Start Data section

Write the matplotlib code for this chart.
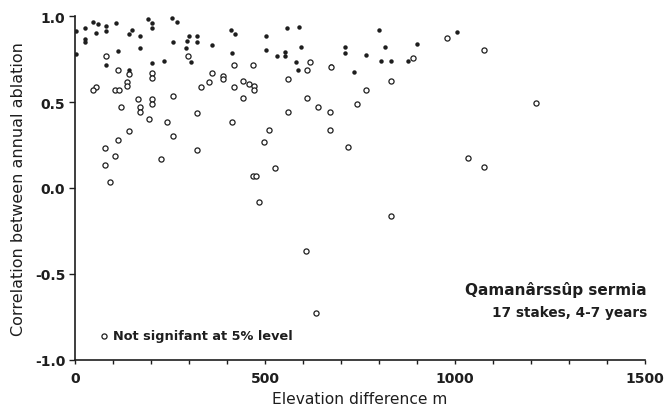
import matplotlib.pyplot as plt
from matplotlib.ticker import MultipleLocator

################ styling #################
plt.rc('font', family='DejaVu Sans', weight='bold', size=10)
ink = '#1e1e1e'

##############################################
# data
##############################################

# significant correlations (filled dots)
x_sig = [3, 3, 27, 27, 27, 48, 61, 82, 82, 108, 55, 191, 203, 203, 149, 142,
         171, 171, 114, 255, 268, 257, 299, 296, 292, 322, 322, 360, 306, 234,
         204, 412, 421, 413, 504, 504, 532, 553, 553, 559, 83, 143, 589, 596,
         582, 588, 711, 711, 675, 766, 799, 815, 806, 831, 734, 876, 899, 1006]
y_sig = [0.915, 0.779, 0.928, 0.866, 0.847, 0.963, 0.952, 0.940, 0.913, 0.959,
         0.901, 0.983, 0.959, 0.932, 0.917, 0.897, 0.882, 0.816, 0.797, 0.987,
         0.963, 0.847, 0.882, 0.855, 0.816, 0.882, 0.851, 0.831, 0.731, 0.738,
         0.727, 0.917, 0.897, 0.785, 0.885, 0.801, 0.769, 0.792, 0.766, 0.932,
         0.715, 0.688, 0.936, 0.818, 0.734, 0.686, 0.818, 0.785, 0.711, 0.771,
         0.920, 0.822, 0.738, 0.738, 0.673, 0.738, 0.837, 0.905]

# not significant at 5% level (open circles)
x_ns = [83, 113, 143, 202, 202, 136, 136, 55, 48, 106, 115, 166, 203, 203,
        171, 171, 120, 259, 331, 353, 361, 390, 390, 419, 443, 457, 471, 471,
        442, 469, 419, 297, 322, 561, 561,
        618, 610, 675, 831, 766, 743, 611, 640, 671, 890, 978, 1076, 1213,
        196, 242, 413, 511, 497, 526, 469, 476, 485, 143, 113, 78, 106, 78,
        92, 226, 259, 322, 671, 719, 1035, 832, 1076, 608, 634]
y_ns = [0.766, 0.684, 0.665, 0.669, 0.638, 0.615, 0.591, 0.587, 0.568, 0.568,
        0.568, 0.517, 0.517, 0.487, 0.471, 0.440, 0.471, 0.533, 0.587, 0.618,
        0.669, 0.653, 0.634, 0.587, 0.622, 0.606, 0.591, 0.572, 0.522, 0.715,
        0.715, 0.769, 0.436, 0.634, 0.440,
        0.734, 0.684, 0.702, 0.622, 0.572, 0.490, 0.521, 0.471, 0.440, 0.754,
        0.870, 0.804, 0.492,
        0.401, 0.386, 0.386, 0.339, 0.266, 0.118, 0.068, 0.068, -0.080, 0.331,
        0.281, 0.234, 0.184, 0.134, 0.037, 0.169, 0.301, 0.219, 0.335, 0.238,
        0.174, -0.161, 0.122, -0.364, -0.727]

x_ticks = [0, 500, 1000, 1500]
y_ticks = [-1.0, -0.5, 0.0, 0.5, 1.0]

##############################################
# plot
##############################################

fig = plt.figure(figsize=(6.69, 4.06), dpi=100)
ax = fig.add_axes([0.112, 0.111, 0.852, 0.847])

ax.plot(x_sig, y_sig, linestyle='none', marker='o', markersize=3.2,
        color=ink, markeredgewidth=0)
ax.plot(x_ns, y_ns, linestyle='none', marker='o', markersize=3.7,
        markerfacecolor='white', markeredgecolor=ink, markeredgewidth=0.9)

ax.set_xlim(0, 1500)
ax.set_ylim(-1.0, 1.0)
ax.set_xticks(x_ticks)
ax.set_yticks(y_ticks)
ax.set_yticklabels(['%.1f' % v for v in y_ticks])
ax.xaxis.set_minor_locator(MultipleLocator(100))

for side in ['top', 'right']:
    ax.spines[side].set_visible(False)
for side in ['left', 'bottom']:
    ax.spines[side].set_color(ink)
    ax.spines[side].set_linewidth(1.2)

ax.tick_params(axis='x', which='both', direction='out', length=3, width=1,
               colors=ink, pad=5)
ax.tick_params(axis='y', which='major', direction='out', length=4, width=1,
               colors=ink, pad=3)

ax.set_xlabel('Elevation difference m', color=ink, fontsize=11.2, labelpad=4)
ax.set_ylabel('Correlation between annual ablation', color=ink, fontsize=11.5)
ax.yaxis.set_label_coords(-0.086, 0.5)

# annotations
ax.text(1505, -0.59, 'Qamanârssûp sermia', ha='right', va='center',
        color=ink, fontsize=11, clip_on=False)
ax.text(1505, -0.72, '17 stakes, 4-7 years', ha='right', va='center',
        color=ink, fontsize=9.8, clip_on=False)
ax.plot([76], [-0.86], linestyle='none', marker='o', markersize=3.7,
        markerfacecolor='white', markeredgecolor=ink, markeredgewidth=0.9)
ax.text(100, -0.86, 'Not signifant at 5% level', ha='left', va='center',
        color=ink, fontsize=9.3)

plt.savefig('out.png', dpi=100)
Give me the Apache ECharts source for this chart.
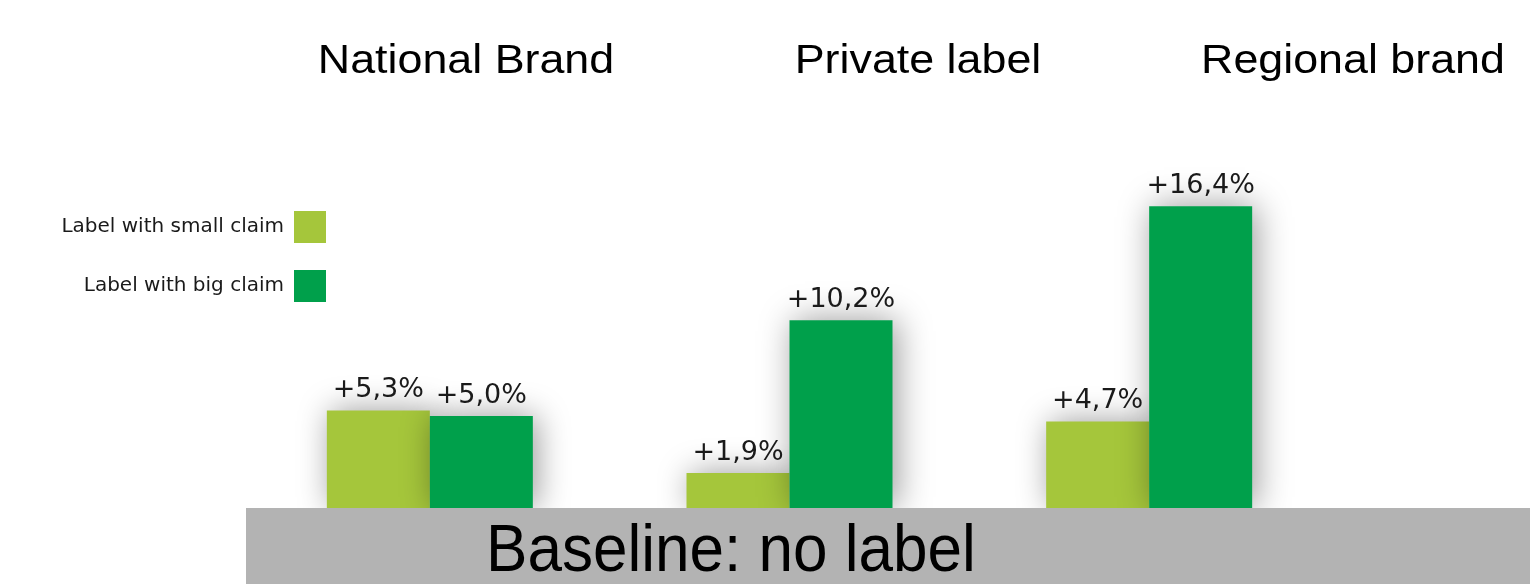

End Data section

## Directive
Without the pictures, retype the whole of the material above exactly.

## Final answer
Write the matplotlib code for this chart.
import matplotlib.pyplot as plt
from matplotlib.ticker import MultipleLocator

################ styling #################
plt.rc('font', family='DejaVu Sans', weight='bold', size=10)
ink = '#1e1e1e'

##############################################
# data
##############################################

# significant correlations (filled dots)
x_sig = [3, 3, 27, 27, 27, 48, 61, 82, 82, 108, 55, 191, 203, 203, 149, 142,
         171, 171, 114, 255, 268, 257, 299, 296, 292, 322, 322, 360, 306, 234,
         204, 412, 421, 413, 504, 504, 532, 553, 553, 559, 83, 143, 589, 596,
         582, 588, 711, 711, 675, 766, 799, 815, 806, 831, 734, 876, 899, 1006]
y_sig = [0.915, 0.779, 0.928, 0.866, 0.847, 0.963, 0.952, 0.940, 0.913, 0.959,
         0.901, 0.983, 0.959, 0.932, 0.917, 0.897, 0.882, 0.816, 0.797, 0.987,
         0.963, 0.847, 0.882, 0.855, 0.816, 0.882, 0.851, 0.831, 0.731, 0.738,
         0.727, 0.917, 0.897, 0.785, 0.885, 0.801, 0.769, 0.792, 0.766, 0.932,
         0.715, 0.688, 0.936, 0.818, 0.734, 0.686, 0.818, 0.785, 0.711, 0.771,
         0.920, 0.822, 0.738, 0.738, 0.673, 0.738, 0.837, 0.905]

# not significant at 5% level (open circles)
x_ns = [83, 113, 143, 202, 202, 136, 136, 55, 48, 106, 115, 166, 203, 203,
        171, 171, 120, 259, 331, 353, 361, 390, 390, 419, 443, 457, 471, 471,
        442, 469, 419, 297, 322, 561, 561,
        618, 610, 675, 831, 766, 743, 611, 640, 671, 890, 978, 1076, 1213,
        196, 242, 413, 511, 497, 526, 469, 476, 485, 143, 113, 78, 106, 78,
        92, 226, 259, 322, 671, 719, 1035, 832, 1076, 608, 634]
y_ns = [0.766, 0.684, 0.665, 0.669, 0.638, 0.615, 0.591, 0.587, 0.568, 0.568,
        0.568, 0.517, 0.517, 0.487, 0.471, 0.440, 0.471, 0.533, 0.587, 0.618,
        0.669, 0.653, 0.634, 0.587, 0.622, 0.606, 0.591, 0.572, 0.522, 0.715,
        0.715, 0.769, 0.436, 0.634, 0.440,
        0.734, 0.684, 0.702, 0.622, 0.572, 0.490, 0.521, 0.471, 0.440, 0.754,
        0.870, 0.804, 0.492,
        0.401, 0.386, 0.386, 0.339, 0.266, 0.118, 0.068, 0.068, -0.080, 0.331,
        0.281, 0.234, 0.184, 0.134, 0.037, 0.169, 0.301, 0.219, 0.335, 0.238,
        0.174, -0.161, 0.122, -0.364, -0.727]

x_ticks = [0, 500, 1000, 1500]
y_ticks = [-1.0, -0.5, 0.0, 0.5, 1.0]

##############################################
# plot
##############################################

fig = plt.figure(figsize=(6.69, 4.06), dpi=100)
ax = fig.add_axes([0.112, 0.111, 0.852, 0.847])

ax.plot(x_sig, y_sig, linestyle='none', marker='o', markersize=3.2,
        color=ink, markeredgewidth=0)
ax.plot(x_ns, y_ns, linestyle='none', marker='o', markersize=3.7,
        markerfacecolor='white', markeredgecolor=ink, markeredgewidth=0.9)

ax.set_xlim(0, 1500)
ax.set_ylim(-1.0, 1.0)
ax.set_xticks(x_ticks)
ax.set_yticks(y_ticks)
ax.set_yticklabels(['%.1f' % v for v in y_ticks])
ax.xaxis.set_minor_locator(MultipleLocator(100))

for side in ['top', 'right']:
    ax.spines[side].set_visible(False)
for side in ['left', 'bottom']:
    ax.spines[side].set_color(ink)
    ax.spines[side].set_linewidth(1.2)

ax.tick_params(axis='x', which='both', direction='out', length=3, width=1,
               colors=ink, pad=5)
ax.tick_params(axis='y', which='major', direction='out', length=4, width=1,
               colors=ink, pad=3)

ax.set_xlabel('Elevation difference m', color=ink, fontsize=11.2, labelpad=4)
ax.set_ylabel('Correlation between annual ablation', color=ink, fontsize=11.5)
ax.yaxis.set_label_coords(-0.086, 0.5)

# annotations
ax.text(1505, -0.59, 'Qamanârssûp sermia', ha='right', va='center',
        color=ink, fontsize=11, clip_on=False)
ax.text(1505, -0.72, '17 stakes, 4-7 years', ha='right', va='center',
        color=ink, fontsize=9.8, clip_on=False)
ax.plot([76], [-0.86], linestyle='none', marker='o', markersize=3.7,
        markerfacecolor='white', markeredgecolor=ink, markeredgewidth=0.9)
ax.text(100, -0.86, 'Not signifant at 5% level', ha='left', va='center',
        color=ink, fontsize=9.3)

plt.savefig('out.png', dpi=100)
Give me the Apache ECharts source for this chart.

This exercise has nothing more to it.